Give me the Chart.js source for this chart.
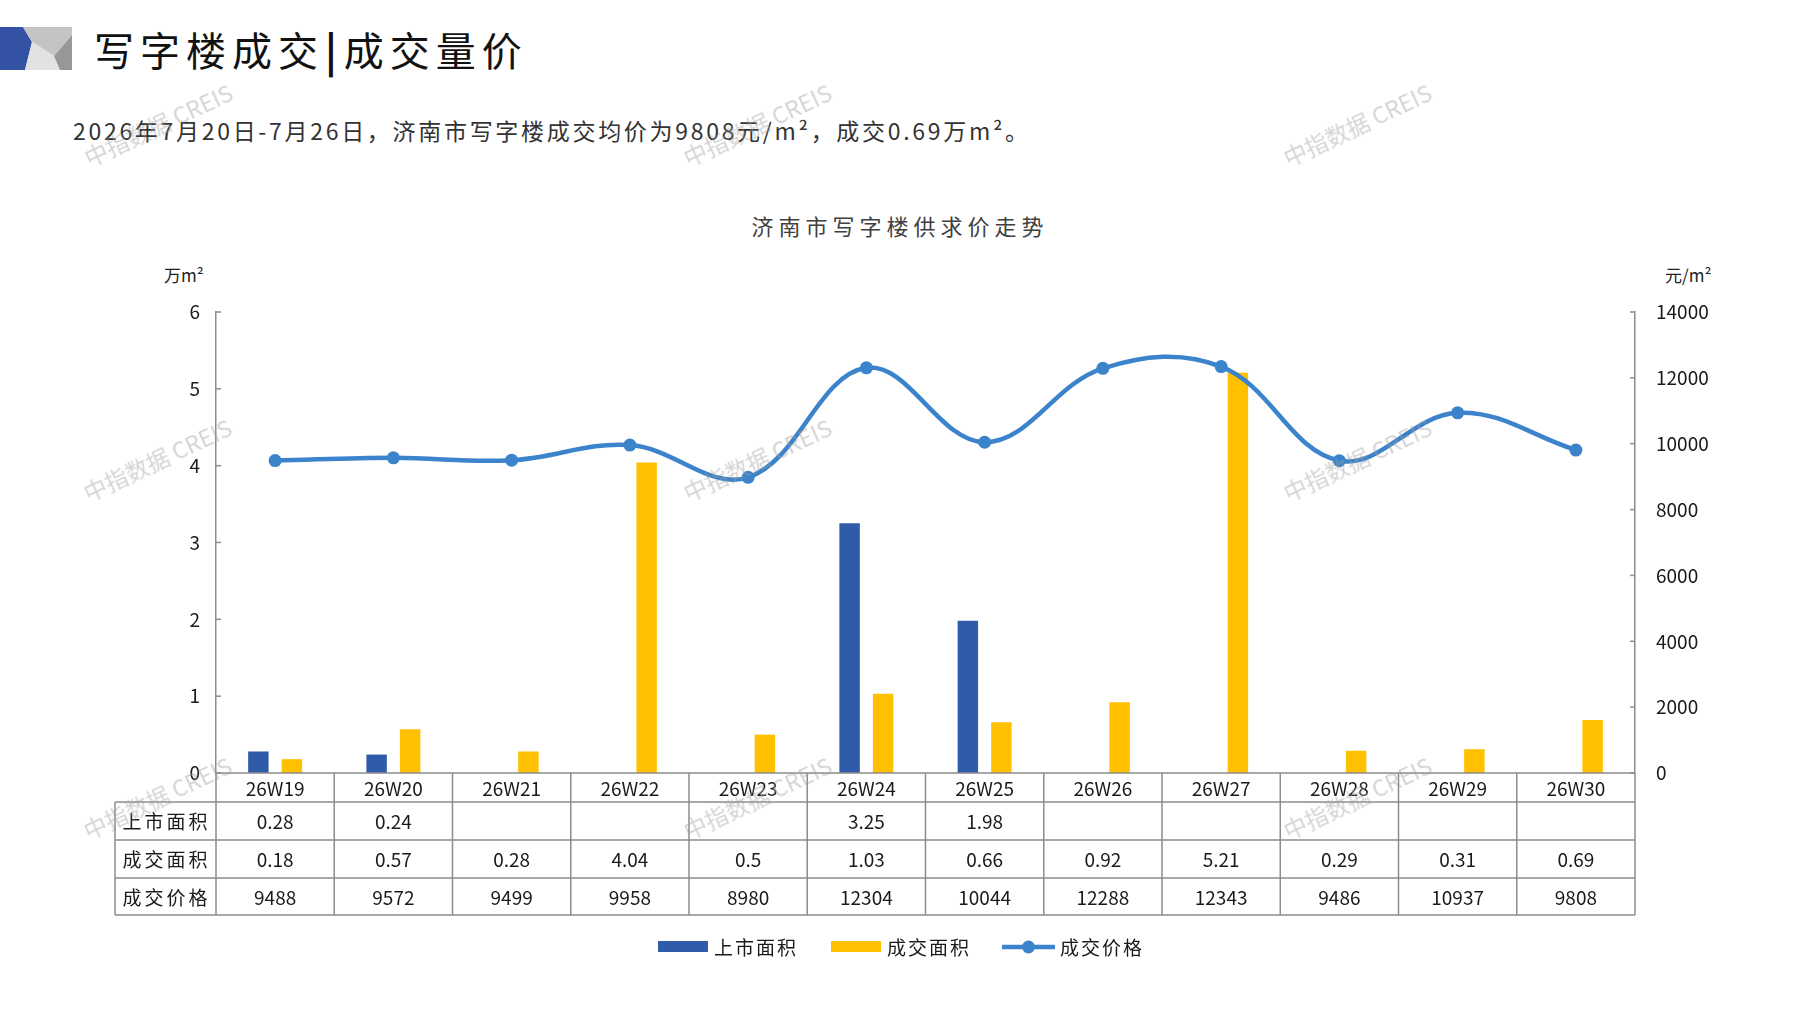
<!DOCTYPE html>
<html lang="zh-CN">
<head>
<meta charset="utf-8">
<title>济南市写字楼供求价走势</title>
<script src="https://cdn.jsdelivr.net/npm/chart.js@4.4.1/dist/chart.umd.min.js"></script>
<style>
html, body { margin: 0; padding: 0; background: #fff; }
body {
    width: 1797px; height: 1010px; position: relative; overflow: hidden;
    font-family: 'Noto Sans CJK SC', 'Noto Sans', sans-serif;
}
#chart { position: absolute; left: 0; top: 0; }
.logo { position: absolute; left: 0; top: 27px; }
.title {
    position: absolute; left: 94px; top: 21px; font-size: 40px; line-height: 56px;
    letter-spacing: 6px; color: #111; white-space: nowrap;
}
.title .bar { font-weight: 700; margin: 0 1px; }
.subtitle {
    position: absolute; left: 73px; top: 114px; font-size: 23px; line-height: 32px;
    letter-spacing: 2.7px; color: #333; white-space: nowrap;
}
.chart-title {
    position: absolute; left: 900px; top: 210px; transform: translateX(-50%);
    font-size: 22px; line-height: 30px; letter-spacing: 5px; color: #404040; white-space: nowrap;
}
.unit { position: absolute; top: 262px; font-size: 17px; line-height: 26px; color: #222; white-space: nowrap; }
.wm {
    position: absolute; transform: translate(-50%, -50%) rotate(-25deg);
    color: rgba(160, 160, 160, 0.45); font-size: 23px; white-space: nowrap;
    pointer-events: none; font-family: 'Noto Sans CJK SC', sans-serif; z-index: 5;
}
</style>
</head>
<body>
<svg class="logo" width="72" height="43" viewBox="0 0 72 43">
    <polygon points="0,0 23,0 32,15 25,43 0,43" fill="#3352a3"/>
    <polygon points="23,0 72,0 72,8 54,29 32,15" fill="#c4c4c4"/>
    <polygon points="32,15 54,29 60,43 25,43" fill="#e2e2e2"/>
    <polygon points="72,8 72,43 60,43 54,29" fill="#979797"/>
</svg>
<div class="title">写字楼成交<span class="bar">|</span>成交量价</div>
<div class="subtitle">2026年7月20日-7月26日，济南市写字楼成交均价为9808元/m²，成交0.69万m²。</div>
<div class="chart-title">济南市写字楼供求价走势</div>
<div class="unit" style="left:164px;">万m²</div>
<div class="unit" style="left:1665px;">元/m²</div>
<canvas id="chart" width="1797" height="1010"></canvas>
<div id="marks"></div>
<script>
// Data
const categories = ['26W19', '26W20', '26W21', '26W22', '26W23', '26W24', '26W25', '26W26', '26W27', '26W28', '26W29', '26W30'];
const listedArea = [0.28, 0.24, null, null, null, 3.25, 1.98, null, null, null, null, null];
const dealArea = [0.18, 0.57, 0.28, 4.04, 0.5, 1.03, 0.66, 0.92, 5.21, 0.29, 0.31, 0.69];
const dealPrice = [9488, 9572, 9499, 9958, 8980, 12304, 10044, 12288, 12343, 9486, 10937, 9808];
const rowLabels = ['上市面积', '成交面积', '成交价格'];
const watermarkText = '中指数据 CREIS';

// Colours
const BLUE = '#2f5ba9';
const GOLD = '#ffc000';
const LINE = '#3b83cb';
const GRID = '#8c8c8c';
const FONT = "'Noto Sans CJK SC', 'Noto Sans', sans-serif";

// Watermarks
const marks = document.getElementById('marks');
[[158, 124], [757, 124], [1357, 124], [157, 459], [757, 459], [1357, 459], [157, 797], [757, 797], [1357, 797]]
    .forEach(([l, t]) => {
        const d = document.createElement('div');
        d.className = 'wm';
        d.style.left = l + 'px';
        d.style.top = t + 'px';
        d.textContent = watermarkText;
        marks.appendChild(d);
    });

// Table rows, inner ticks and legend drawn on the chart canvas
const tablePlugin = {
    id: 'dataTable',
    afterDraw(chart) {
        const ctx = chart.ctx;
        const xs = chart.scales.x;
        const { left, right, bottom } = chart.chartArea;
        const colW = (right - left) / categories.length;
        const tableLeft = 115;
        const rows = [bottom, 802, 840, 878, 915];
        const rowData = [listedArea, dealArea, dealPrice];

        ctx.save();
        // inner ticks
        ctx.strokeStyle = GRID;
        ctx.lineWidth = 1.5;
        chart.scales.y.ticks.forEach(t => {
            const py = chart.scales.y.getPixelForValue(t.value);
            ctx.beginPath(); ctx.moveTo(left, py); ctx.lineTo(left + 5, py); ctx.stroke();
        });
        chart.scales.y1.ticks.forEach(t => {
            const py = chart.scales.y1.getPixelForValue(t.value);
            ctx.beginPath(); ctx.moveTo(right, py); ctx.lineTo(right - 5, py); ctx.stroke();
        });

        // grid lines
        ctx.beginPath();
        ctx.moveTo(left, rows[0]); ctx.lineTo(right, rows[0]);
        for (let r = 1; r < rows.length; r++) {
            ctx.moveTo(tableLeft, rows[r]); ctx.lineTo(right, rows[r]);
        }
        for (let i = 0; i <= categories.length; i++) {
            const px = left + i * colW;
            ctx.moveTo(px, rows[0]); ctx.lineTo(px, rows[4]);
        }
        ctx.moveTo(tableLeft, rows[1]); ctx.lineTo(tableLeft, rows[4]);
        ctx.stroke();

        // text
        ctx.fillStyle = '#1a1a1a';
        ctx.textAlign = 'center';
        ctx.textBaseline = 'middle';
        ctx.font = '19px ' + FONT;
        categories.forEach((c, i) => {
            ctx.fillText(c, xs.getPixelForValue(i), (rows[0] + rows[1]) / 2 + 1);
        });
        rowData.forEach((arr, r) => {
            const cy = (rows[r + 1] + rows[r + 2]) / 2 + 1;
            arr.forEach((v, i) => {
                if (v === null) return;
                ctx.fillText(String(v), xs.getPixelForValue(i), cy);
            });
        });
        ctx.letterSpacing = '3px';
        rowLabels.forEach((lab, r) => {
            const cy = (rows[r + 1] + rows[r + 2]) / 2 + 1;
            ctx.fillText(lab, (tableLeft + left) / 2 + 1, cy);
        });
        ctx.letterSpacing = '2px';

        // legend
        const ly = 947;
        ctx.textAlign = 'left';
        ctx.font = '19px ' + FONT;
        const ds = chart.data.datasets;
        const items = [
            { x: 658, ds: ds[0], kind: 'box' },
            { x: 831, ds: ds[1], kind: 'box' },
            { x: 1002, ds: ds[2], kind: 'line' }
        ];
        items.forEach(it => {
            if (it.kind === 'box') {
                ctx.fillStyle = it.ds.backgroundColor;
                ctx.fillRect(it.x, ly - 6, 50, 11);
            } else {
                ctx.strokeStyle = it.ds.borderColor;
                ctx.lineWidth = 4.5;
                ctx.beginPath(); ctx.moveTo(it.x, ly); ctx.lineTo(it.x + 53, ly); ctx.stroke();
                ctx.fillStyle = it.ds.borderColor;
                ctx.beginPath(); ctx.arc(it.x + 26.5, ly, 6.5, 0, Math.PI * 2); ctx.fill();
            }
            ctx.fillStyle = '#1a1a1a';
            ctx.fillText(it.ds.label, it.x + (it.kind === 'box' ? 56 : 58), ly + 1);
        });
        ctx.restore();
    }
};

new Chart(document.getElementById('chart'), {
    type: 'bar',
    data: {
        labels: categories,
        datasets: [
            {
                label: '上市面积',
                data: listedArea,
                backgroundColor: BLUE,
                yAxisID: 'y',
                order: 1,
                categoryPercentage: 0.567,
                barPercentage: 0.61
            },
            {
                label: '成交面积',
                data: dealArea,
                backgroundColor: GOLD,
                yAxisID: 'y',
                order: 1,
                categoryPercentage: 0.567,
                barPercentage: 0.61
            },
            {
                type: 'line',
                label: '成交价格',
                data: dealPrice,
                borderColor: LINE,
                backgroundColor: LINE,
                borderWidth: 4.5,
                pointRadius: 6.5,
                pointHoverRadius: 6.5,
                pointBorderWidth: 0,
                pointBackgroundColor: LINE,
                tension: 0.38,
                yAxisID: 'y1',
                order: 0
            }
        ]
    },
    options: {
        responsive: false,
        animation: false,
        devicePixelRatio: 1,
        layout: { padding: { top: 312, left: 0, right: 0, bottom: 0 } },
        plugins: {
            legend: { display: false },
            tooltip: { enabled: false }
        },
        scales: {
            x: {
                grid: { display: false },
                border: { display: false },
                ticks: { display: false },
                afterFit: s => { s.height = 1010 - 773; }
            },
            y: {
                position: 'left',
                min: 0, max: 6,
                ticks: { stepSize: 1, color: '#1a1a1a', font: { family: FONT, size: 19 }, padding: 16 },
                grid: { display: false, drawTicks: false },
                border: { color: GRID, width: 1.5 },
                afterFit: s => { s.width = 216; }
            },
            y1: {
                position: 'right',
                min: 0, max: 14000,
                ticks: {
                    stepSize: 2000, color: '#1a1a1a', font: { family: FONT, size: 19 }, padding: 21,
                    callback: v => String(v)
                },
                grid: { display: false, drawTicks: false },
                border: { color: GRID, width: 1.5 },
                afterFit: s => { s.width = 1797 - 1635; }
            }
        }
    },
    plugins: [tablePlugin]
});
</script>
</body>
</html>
......
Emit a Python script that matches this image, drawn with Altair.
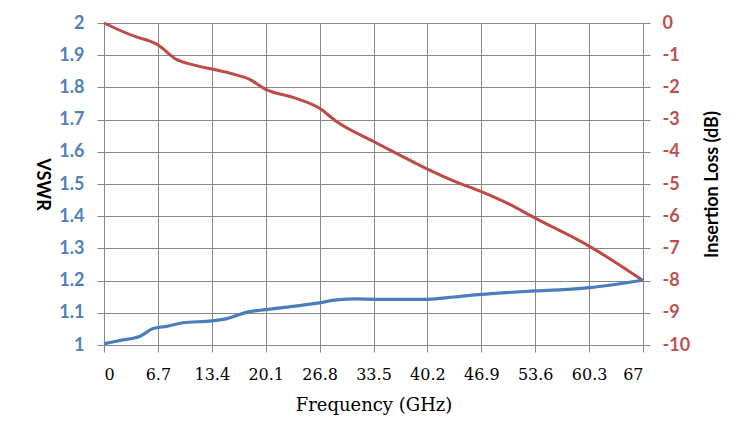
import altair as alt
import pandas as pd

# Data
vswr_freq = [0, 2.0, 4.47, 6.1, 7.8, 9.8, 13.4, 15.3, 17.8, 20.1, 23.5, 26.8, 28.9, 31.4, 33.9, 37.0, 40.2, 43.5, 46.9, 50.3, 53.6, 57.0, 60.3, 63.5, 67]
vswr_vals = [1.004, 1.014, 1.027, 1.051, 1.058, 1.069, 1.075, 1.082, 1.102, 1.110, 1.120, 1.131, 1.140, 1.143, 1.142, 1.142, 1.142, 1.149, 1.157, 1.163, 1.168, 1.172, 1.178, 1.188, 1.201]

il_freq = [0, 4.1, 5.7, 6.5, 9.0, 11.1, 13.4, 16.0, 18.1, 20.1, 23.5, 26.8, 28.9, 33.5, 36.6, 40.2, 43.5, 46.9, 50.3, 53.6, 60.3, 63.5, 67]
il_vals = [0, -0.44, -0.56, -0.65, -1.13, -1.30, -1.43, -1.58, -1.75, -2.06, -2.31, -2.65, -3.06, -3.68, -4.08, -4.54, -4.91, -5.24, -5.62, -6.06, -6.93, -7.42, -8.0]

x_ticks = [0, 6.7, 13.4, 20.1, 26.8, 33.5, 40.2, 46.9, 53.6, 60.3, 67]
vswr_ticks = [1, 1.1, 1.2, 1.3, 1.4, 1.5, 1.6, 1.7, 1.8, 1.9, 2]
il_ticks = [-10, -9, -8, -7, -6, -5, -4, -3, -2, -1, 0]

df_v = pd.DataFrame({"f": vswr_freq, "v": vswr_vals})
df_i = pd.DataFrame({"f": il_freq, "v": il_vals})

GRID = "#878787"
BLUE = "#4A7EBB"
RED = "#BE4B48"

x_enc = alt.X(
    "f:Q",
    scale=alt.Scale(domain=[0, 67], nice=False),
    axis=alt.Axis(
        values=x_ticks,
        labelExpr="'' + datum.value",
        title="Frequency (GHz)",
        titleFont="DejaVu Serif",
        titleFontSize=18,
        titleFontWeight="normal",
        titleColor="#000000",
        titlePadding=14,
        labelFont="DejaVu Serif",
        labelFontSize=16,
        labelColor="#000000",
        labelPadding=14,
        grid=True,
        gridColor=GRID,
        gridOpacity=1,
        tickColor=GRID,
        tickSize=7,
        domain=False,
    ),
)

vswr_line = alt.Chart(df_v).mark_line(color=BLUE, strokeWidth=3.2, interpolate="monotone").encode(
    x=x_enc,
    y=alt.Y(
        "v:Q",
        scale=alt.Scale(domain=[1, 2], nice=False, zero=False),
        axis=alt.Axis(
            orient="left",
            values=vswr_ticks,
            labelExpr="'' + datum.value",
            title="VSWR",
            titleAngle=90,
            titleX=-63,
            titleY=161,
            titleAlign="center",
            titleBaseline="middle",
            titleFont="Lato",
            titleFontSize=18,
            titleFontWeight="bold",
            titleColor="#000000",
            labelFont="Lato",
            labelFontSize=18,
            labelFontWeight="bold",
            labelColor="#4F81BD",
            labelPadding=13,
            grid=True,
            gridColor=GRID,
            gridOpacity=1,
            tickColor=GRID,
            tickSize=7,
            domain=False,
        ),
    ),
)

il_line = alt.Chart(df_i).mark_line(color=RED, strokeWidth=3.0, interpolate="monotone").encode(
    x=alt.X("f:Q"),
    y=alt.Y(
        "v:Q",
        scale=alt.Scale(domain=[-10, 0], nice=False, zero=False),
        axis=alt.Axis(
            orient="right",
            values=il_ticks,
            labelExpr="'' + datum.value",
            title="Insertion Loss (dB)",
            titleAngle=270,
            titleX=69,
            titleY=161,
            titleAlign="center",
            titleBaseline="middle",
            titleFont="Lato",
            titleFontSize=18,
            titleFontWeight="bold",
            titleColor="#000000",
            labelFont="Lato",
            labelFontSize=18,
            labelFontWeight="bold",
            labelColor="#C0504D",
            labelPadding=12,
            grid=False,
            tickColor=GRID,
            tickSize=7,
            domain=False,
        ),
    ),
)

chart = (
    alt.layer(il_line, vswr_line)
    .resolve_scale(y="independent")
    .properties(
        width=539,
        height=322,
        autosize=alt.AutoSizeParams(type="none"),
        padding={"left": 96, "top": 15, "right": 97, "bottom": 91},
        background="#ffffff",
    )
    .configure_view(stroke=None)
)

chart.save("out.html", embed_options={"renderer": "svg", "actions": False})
......
## [Task details]
Omit all pictures, then copy the lines between the ones holding "Emit a Python" and "1.178, 1.188, 1.201]", inclusive.

## [Worked answer]
Emit a Python script that matches this image, drawn with Altair.
import altair as alt
import pandas as pd

# Data
vswr_freq = [0, 2.0, 4.47, 6.1, 7.8, 9.8, 13.4, 15.3, 17.8, 20.1, 23.5, 26.8, 28.9, 31.4, 33.9, 37.0, 40.2, 43.5, 46.9, 50.3, 53.6, 57.0, 60.3, 63.5, 67]
vswr_vals = [1.004, 1.014, 1.027, 1.051, 1.058, 1.069, 1.075, 1.082, 1.102, 1.110, 1.120, 1.131, 1.140, 1.143, 1.142, 1.142, 1.142, 1.149, 1.157, 1.163, 1.168, 1.172, 1.178, 1.188, 1.201]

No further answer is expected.